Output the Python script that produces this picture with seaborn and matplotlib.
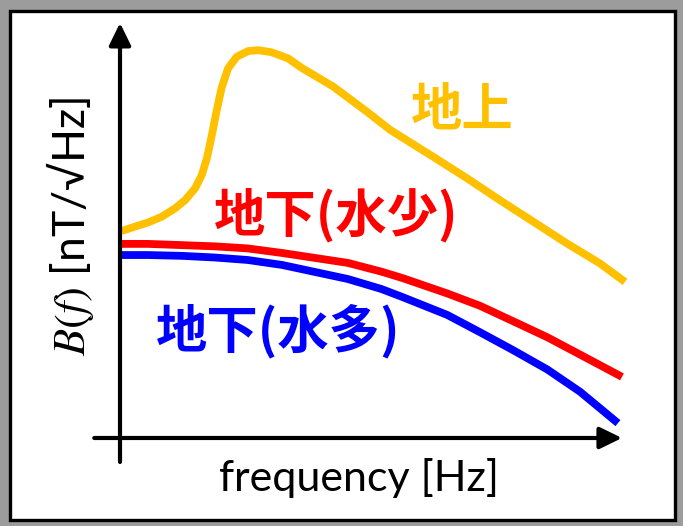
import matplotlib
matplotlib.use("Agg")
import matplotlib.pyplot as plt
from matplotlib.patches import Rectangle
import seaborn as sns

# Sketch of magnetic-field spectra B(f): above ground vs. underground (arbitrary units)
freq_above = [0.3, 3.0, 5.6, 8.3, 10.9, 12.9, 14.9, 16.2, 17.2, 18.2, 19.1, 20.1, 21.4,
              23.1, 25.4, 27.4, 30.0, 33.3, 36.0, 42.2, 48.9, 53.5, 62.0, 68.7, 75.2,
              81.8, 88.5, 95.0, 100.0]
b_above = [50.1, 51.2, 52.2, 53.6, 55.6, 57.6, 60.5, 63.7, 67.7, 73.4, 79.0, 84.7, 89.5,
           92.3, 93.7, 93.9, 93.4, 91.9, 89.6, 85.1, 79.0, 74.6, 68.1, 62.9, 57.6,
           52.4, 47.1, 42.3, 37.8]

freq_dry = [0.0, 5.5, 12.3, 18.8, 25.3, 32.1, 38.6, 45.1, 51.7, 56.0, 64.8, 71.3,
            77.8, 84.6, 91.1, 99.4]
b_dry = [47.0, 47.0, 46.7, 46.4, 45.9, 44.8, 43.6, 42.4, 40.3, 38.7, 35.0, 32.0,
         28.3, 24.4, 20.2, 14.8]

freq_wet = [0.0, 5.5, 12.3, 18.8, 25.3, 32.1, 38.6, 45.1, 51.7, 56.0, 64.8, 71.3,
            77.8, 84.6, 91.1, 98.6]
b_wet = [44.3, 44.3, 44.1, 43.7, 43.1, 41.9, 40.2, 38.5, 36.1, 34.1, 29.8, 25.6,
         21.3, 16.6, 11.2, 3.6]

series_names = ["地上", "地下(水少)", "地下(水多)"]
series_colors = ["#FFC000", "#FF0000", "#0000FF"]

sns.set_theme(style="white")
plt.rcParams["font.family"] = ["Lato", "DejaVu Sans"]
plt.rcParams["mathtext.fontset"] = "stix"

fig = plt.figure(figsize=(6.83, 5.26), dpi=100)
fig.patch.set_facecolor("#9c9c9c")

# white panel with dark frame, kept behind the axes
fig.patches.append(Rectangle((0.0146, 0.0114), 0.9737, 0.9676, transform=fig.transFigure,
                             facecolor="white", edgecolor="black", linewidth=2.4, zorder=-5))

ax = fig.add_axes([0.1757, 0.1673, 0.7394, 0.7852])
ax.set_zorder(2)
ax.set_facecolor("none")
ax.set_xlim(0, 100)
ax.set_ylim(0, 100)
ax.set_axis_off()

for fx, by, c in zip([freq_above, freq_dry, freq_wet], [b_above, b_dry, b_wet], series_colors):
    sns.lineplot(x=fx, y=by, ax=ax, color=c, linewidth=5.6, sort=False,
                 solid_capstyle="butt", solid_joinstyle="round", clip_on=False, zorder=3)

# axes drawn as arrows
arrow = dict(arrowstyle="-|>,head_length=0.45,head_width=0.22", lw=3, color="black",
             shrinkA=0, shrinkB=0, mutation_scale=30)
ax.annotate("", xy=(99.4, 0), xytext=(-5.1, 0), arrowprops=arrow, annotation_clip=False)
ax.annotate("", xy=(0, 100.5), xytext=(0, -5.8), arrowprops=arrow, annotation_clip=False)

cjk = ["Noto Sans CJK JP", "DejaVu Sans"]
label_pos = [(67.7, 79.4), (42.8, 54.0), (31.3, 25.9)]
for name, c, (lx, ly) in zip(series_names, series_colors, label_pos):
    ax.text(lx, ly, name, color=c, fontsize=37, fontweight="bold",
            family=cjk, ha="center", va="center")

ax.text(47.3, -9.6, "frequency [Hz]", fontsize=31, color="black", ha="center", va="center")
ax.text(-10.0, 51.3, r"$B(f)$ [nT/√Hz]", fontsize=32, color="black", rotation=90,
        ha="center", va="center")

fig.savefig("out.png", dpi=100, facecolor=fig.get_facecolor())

════════════════

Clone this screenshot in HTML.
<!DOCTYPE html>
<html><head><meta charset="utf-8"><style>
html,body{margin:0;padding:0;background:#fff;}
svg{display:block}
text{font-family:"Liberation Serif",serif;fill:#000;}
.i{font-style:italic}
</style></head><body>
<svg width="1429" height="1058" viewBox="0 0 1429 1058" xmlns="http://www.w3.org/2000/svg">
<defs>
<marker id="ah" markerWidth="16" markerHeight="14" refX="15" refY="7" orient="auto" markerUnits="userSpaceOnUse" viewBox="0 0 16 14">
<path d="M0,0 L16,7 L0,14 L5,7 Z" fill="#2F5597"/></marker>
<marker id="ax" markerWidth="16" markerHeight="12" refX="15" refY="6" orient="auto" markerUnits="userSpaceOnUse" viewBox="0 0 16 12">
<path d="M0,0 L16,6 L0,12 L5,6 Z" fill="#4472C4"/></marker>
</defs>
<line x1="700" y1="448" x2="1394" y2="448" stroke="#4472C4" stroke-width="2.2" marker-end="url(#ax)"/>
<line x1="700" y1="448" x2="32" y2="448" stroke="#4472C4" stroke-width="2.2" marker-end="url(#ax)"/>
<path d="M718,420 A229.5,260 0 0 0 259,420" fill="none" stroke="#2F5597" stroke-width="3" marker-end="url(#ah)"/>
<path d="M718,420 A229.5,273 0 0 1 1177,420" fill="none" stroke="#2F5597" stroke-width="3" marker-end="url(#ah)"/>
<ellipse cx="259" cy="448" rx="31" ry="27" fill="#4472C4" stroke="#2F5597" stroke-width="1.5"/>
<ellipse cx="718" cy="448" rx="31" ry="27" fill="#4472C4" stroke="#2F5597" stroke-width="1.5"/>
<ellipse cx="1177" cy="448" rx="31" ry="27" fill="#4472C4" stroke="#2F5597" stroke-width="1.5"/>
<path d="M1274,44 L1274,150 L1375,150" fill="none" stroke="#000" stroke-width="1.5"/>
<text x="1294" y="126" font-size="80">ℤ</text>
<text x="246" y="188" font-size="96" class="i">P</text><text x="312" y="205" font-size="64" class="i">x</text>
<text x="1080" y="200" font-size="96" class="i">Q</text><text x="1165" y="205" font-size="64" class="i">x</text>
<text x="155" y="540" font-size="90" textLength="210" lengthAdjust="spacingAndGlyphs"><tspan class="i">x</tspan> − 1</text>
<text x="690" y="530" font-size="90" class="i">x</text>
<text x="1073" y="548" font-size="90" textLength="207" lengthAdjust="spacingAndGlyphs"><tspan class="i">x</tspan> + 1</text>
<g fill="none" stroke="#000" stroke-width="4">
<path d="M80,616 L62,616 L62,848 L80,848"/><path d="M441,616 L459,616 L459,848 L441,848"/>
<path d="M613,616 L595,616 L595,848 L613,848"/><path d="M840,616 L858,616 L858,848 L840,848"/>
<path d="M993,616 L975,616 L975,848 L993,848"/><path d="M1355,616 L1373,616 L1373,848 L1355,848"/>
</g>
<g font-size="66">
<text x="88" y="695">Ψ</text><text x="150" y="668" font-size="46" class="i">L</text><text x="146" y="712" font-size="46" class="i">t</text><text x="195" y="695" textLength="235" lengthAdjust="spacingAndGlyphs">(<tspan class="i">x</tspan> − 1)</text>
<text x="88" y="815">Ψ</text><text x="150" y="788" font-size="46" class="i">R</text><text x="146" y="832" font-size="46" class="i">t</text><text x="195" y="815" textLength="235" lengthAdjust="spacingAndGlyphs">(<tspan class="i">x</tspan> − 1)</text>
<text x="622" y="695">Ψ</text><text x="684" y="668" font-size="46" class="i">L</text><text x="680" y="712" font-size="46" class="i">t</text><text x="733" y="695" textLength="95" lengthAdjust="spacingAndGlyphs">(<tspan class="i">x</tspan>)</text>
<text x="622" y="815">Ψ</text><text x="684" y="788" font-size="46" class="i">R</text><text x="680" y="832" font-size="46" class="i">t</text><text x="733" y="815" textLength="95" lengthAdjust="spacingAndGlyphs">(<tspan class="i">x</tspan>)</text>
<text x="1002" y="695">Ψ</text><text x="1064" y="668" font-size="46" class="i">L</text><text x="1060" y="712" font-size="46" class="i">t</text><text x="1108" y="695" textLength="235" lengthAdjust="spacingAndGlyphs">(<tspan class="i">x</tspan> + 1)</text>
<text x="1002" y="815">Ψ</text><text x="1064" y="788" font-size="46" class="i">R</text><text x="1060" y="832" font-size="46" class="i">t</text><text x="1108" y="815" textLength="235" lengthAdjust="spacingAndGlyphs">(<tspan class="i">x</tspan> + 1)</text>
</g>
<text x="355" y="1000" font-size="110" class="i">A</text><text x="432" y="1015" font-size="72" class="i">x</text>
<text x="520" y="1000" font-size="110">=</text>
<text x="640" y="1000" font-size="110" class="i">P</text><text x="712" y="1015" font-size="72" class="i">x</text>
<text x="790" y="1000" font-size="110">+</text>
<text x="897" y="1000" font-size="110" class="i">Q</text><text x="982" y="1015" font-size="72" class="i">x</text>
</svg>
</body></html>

════════════════

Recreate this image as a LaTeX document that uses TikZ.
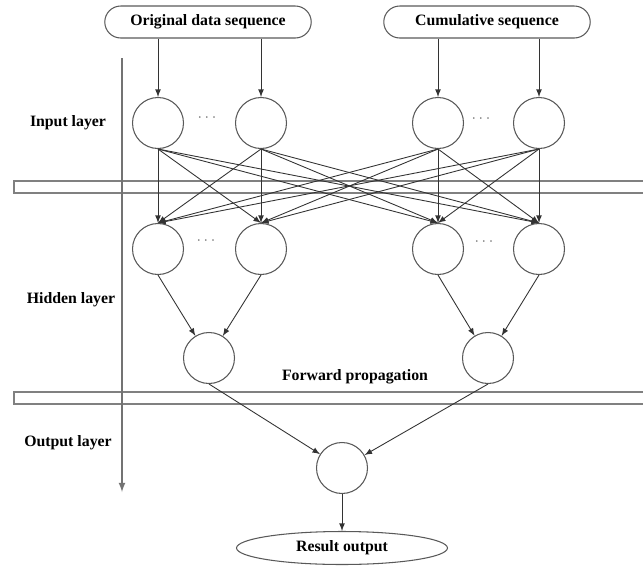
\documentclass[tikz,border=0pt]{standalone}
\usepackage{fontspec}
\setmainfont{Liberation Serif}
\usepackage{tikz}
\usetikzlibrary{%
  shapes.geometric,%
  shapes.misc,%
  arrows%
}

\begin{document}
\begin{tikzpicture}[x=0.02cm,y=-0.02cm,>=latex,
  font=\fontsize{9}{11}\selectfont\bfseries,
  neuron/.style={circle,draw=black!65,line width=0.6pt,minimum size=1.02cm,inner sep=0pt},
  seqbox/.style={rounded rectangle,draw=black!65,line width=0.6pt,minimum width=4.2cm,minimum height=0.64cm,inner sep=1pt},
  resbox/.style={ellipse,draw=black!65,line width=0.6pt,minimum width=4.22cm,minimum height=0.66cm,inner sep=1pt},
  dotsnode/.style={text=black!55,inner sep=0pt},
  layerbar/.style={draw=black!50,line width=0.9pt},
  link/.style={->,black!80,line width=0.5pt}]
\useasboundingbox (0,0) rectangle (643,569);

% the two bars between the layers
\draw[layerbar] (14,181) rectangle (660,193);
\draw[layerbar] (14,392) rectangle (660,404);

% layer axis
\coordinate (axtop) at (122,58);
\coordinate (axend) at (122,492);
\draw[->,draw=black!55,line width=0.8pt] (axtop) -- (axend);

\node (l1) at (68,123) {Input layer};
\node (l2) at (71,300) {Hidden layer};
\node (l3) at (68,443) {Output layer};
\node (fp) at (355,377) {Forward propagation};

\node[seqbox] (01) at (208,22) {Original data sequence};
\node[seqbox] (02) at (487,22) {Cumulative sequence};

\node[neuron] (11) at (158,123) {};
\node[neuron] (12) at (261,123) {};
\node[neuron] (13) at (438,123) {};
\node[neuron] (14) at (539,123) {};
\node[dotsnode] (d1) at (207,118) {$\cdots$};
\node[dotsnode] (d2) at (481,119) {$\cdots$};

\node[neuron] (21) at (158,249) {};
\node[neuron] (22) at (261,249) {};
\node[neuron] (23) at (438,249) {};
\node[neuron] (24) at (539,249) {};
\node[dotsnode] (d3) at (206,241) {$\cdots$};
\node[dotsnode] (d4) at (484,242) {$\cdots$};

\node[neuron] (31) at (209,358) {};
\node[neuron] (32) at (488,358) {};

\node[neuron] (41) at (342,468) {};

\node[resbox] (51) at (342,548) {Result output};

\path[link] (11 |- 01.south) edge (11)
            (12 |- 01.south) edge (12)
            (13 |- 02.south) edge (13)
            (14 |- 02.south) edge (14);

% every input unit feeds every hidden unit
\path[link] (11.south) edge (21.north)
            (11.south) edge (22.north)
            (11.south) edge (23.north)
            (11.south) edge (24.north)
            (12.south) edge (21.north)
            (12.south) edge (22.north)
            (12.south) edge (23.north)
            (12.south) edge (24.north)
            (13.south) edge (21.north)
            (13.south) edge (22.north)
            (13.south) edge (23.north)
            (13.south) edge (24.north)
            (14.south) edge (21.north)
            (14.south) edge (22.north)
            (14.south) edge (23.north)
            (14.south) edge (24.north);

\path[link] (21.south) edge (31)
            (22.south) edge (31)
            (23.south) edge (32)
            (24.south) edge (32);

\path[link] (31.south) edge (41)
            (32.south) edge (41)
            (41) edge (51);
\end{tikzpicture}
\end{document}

════════════════

== PROBLEM TO SOLVE ==
From the records above, extract the lines from the one holding "Recreate this image" through the one holding "(d2) at (481,119)", word for word; omit the pictures.

== EXPECTED ANSWER ==
Recreate this image as a LaTeX document that uses TikZ.
\documentclass[tikz,border=0pt]{standalone}
\usepackage{fontspec}
\setmainfont{Liberation Serif}
\usepackage{tikz}
\usetikzlibrary{%
  shapes.geometric,%
  shapes.misc,%
  arrows%
}

\begin{document}
\begin{tikzpicture}[x=0.02cm,y=-0.02cm,>=latex,
  font=\fontsize{9}{11}\selectfont\bfseries,
  neuron/.style={circle,draw=black!65,line width=0.6pt,minimum size=1.02cm,inner sep=0pt},
  seqbox/.style={rounded rectangle,draw=black!65,line width=0.6pt,minimum width=4.2cm,minimum height=0.64cm,inner sep=1pt},
  resbox/.style={ellipse,draw=black!65,line width=0.6pt,minimum width=4.22cm,minimum height=0.66cm,inner sep=1pt},
  dotsnode/.style={text=black!55,inner sep=0pt},
  layerbar/.style={draw=black!50,line width=0.9pt},
  link/.style={->,black!80,line width=0.5pt}]
\useasboundingbox (0,0) rectangle (643,569);

% the two bars between the layers
\draw[layerbar] (14,181) rectangle (660,193);
\draw[layerbar] (14,392) rectangle (660,404);

% layer axis
\coordinate (axtop) at (122,58);
\coordinate (axend) at (122,492);
\draw[->,draw=black!55,line width=0.8pt] (axtop) -- (axend);

\node (l1) at (68,123) {Input layer};
\node (l2) at (71,300) {Hidden layer};
\node (l3) at (68,443) {Output layer};
\node (fp) at (355,377) {Forward propagation};

\node[seqbox] (01) at (208,22) {Original data sequence};
\node[seqbox] (02) at (487,22) {Cumulative sequence};

\node[neuron] (11) at (158,123) {};
\node[neuron] (12) at (261,123) {};
\node[neuron] (13) at (438,123) {};
\node[neuron] (14) at (539,123) {};
\node[dotsnode] (d1) at (207,118) {$\cdots$};
\node[dotsnode] (d2) at (481,119) {$\cdots$};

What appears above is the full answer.